The dark that must be confronted in going “through the vanishing point” into “the uncomprehensive deeps” (as discussed previously in regard to McLuhan’s use of Milton and Pope) is an ineradicable aspect of human existence that must have a central place in any fitting consideration of it.  Again, it is Shakespeare who supplies the definitive rendition of such “death’s second self” in Sonnet 73, which McLuhan cites in full both in Through the Vanishing Point (102) and in Voices of Literature (1.181):

That time of year thou may’st in me behold
When yellow leaves, or none, or few, do hang
Upon those boughs which shake against the cold,
Bare ruin’d choirs, where late the sweet birds sang.
In me thou see’st the twilight of such day,
As after sunset fadeth in the west,
Which by-and-by black night doth take away,
Death’s second self, that seals up all in rest.
In me thou see’st the glowing of such fire
That on the ashes of his youth doth lie,
As the death-bed whereon it must expire
Consum’d with that which it was nourish’d by.
This thou perceivest, which makes thy love more strong,
To love that well which thou must leave ere long.9

A speech from As you like It (2.7), included in Voices of Literature (1.135), and discussed in Through the Vanishing Point, is called by McLuhan “The Seven Ages of Man”.  Here “mere oblivion (…) sans everything” is seen as the concluding “part” of the different roles a person “plays” in a lifetime:

All the world’s a stage,
And all the men and women merely players;
They have their exits and their entrances,
And one man in his time plays many parts,
His acts being seven ages.
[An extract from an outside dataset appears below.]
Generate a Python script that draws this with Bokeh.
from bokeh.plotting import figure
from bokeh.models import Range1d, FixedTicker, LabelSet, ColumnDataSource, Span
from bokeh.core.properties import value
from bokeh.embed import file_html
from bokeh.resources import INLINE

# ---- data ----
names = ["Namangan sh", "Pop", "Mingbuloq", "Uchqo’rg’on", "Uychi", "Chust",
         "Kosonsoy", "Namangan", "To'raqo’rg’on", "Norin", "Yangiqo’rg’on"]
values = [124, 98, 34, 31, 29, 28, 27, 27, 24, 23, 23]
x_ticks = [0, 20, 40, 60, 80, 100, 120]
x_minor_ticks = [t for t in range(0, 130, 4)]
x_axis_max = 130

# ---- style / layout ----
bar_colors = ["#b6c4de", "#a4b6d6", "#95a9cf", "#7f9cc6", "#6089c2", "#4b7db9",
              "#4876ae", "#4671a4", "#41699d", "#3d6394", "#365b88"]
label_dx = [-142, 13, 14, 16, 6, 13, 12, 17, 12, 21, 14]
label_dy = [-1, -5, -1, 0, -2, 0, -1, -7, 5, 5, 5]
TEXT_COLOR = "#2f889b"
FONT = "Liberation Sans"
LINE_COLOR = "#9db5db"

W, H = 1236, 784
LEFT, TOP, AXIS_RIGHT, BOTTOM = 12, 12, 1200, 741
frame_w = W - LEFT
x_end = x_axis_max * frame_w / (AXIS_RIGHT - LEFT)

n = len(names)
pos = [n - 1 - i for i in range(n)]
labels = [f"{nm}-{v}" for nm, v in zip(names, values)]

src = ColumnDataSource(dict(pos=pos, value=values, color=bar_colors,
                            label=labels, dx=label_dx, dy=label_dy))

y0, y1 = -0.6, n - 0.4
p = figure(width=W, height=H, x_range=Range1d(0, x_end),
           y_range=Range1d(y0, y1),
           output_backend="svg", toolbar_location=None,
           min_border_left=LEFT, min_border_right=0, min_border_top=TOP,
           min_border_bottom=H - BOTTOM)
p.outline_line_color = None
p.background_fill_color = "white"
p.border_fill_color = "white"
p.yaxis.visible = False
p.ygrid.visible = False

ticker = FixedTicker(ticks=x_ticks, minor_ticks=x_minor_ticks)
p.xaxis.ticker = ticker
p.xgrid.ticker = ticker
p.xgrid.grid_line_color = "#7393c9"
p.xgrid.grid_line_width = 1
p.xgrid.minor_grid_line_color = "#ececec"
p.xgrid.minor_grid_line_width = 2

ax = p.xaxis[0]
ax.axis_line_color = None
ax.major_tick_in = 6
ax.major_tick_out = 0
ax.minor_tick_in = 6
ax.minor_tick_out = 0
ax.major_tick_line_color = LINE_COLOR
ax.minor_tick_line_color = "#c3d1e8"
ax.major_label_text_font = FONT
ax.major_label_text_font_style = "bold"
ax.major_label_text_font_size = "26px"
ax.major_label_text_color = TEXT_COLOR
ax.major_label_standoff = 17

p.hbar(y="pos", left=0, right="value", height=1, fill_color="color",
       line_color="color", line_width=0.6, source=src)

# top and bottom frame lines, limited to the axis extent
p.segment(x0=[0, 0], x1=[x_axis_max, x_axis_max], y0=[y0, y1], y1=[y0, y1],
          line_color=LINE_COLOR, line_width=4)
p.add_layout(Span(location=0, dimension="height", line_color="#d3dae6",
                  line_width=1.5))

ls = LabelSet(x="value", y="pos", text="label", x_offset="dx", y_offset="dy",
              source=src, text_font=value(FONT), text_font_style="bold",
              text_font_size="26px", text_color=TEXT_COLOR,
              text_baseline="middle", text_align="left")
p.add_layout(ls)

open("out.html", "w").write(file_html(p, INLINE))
At first, the infant,
Mewling and puking in the nurse’s arms.
Then the whining schoolboy, with his satchel
And shining morning face, creeping like snail
Unwillingly to school. And then the lover,
Sighing like furnace, with a woeful ballad
Made to his mistress’ eyebrow. Then a soldier,
Full of strange oaths and bearded like the pard,
Jealous in honor, sudden and quick in quarrel,
Seeking the bubble reputation
Even in the cannon’s mouth. And then the justice,
In fair round belly with good capon lined,
With eyes severe and beard of formal cut,
Full of wise saws and modern instances;
And so he plays his part. The sixth age shifts
Into the lean and slippered pantaloon,
With spectacles on nose and pouch on side;
His youthful hose, well saved, a world too wide
For his shrunk shank, and his big manly voice,
Turning again toward childish treble, pipes
And whistles in his sound. Last scene of all,
That ends this strange eventful history,
Is second childishness and mere oblivion,
Sans teeth, sans eyes, sans taste, sans everything.10 

  1. Cited in full below from Voices In Literature (1.135).
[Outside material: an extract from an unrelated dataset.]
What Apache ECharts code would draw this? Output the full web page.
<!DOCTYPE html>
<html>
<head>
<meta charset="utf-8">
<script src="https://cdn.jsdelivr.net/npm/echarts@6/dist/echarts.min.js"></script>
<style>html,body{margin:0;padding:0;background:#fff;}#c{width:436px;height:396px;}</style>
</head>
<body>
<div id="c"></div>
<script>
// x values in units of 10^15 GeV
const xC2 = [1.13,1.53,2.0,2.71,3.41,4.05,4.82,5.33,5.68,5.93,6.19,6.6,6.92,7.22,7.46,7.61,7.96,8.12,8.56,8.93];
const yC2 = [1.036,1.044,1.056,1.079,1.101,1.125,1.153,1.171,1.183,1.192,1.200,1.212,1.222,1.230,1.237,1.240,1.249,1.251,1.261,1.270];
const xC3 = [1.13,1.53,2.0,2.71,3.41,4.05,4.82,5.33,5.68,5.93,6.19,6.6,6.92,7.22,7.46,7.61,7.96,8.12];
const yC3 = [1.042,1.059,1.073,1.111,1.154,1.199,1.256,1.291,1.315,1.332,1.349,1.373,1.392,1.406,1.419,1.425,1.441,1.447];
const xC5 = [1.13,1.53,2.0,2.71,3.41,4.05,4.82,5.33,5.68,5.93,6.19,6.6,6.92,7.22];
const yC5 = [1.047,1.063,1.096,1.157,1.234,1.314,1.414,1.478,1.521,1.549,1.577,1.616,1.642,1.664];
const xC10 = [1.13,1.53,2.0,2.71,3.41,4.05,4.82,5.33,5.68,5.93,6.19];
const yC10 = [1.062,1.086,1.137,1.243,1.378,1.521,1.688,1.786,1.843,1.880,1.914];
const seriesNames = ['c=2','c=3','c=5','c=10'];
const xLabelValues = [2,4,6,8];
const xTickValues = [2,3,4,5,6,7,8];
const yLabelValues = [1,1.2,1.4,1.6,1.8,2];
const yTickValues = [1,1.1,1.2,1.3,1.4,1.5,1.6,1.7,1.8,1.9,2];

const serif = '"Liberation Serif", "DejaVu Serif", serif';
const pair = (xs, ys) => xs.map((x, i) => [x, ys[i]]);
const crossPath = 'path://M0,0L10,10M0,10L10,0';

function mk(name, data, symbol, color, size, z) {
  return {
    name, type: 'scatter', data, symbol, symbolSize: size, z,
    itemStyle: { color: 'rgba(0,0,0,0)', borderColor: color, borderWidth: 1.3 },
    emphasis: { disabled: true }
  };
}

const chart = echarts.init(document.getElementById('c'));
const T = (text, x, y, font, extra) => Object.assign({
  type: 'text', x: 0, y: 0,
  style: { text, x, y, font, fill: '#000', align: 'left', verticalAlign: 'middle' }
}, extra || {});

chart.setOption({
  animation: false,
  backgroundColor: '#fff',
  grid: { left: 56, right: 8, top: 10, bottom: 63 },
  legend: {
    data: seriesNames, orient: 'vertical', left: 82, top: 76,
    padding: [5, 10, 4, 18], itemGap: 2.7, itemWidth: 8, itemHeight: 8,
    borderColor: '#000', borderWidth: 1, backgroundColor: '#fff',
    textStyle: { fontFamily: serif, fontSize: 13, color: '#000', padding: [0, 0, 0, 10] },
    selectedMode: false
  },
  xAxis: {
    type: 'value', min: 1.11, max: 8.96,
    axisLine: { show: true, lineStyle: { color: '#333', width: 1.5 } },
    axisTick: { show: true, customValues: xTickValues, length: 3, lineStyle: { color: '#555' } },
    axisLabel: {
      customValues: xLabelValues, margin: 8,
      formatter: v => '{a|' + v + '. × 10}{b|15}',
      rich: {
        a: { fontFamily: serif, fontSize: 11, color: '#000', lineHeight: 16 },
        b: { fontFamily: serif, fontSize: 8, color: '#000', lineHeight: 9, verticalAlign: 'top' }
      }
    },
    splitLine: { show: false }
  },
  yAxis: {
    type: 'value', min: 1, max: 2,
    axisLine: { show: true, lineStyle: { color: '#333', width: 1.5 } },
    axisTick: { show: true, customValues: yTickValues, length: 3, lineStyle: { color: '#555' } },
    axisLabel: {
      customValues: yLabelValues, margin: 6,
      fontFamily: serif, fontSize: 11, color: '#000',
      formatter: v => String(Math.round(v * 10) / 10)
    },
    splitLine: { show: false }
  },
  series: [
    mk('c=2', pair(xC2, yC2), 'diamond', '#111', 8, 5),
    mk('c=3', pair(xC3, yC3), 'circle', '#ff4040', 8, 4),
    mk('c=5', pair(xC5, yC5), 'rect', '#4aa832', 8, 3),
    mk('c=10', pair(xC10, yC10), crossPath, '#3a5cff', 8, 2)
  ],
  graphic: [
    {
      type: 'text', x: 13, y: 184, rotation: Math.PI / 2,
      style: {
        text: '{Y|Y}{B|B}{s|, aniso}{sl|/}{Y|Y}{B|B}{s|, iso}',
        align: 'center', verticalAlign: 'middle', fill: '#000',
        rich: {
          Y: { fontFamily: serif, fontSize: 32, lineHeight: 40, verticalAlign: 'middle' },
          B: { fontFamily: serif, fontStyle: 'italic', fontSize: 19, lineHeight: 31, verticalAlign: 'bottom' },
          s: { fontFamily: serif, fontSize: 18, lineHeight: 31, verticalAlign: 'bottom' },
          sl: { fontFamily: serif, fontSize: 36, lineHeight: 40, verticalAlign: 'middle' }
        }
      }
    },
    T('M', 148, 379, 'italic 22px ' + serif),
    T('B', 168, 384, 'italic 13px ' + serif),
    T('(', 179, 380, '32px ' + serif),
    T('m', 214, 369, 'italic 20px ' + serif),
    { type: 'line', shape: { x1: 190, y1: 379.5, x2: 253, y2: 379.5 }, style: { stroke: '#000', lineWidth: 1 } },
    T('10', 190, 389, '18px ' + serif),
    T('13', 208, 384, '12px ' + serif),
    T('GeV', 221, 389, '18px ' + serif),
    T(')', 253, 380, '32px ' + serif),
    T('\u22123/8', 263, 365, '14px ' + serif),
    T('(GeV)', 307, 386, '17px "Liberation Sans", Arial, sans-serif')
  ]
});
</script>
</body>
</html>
  2. It is note-worthy (although ignored by most academic research) that McLuhan turns back to the tradition in this way to explicate the path thought must take in “understanding media”. Indeed, the indirection and multiplicity of time is one of McLuhan’s fundamental themes.
  3. 1611
  4. King Lear 1.1
  5. Troilus and Cressida 1.3 — also cited in the 1948 ‘Where Chesterton Comes In’, but omitting there, strangely, the last 2 great lines : “And hark what discord follows! Each thing melts/In mere oppugnancy.”
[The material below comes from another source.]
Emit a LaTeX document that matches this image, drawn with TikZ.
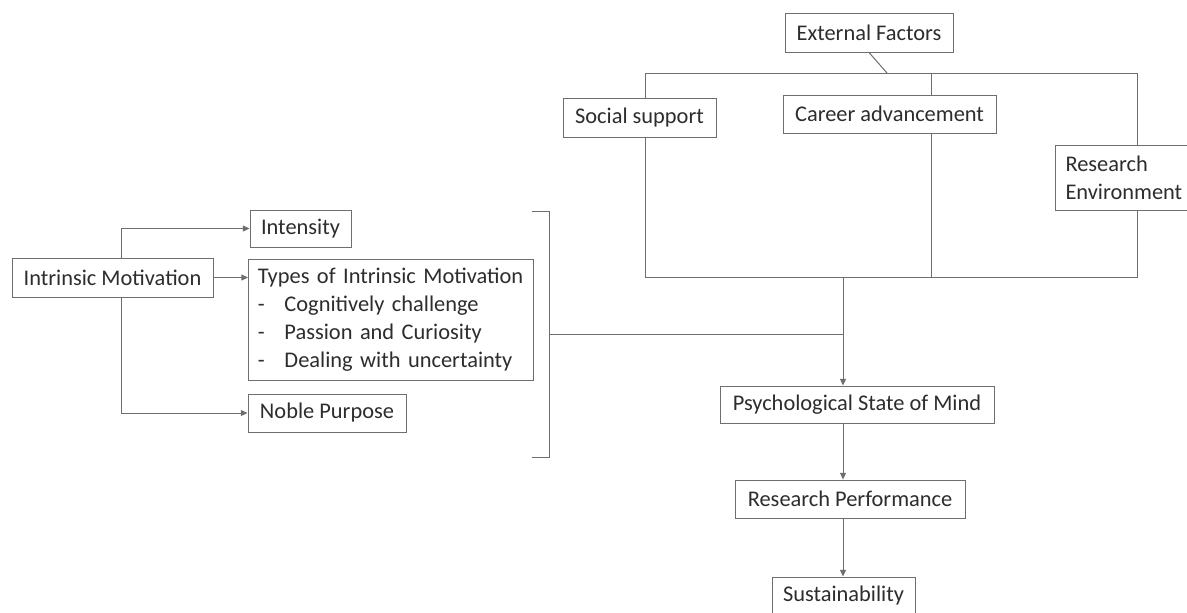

  6. See Wallace Stevens “mid-day air” here.
  7. King Lear 4.6; this same text is cited in the introductory chapter (“Sensory Modes”) of Through the Vanishing Point, p 14, and later again in the same text on p 74.
  8. Troilus and Cressida 3.3; on the same page (13) of The Gutenberg Galaxy cited repeatedly above, McLuhan speaks of “the very constitution of rationality”. For the correlation of “the uncomprehensive deeps” with the “dumb cradles” of thought, see “The Seven Ages of Man” cited below where Shakespeare brings together “oblivion” and “second childishness”. That humans cannot escape first and “second childishness” may be taken to reveal an unbreakable bond with the pluripotent springs of “language itself” (also discussed here).
  9. McLuhan also cites this sonnet in part in ‘Space, Time, and Poetry’ (1955)  and in From Cliché to Archetype, 84, In ‘Space, Time, and Poetry’, he comments on the first 4 lines of the sonnet as follows: “Here the time of year, designated as a mental state, is visualized swiftly in three different ways in the second line and then a fourth and fifth time in the third and fourth lines. First, bare boughs as choirs for birds of the air, and then ruined abbey choirs, as former scenes of the choirboys’ efforts, provide a superimposed visual image. The rapid transition of brief visual shots creates a kaleidoscopic sense of speed and complexity which is controlled only by the solemn music of the lines.”
  10. When “The Seven Ages of Man” are considered synchronically, “all at once”, they may be taken to define the spectrum of “language itself” as the repository of the possibilities of human existence: “one man in his time plays many parts”. In Through the Vanishing Point (65) McLuhan comments on these lines: “The mode of song and of festival is inclusive, all-at-onceness. As a means of creating involvement and participation, nothing seems to rival a simple catalogue. Compare ‘The Seven Ages of Man’ in As You Like It.”
    See the wonderful evocation of this spectrum or “catalogue” by Wallace Stevens in Esthétique du Mal.